What should Narendra Modi do now and why?
Politics always trumps economics. The election results announced on 11 March drowned out the preliminary macro-economic assessment of the demonetisation/note-ban/currency swap exercise carried out since 8 November 2016 that the Reserve Bank of India (RBI) had released on 10 March. It reminded us that India’s economic growth had begun to fade even before 8 November happened. That was a good reminder for the government.
Late Monday night, a friend wrote that the time was now ripe for the next new big idea. I am not so sure. Frankly, this government has, even if it has not articulated it well, identified the right buttons that need to be pushed—either by design or by accident. The list below consists of good “plumbing” goals. More is needed. That is what Gulzar Natarajan and I wrote in our joint work, Can India grow?.
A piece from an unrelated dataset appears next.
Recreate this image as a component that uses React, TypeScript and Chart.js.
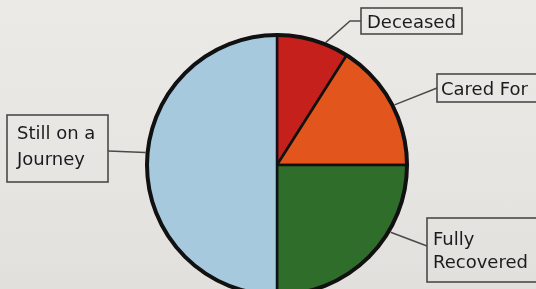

• Macro-economic stability at the cost of economic growth.
• Swachh Bharat.
• Sanitation—women and girl children access to toilets.
• 24x7 electricity
• Women’s living conditions—LPG connections
• Railways—an important touch point in millions of lives every day—make it work better for them.
• Goods and services tax—a legacy project no doubt. but it hopes to make scale a reality in India by eventually creating a single market. Can the Indian private sector really create scale? That is a big question.
• Removing obsolete laws from statutes.
• Federalism—right now, it has been mostly fiscal devolution to the next level. Local governments? But, fiscal devolution to states is a reality.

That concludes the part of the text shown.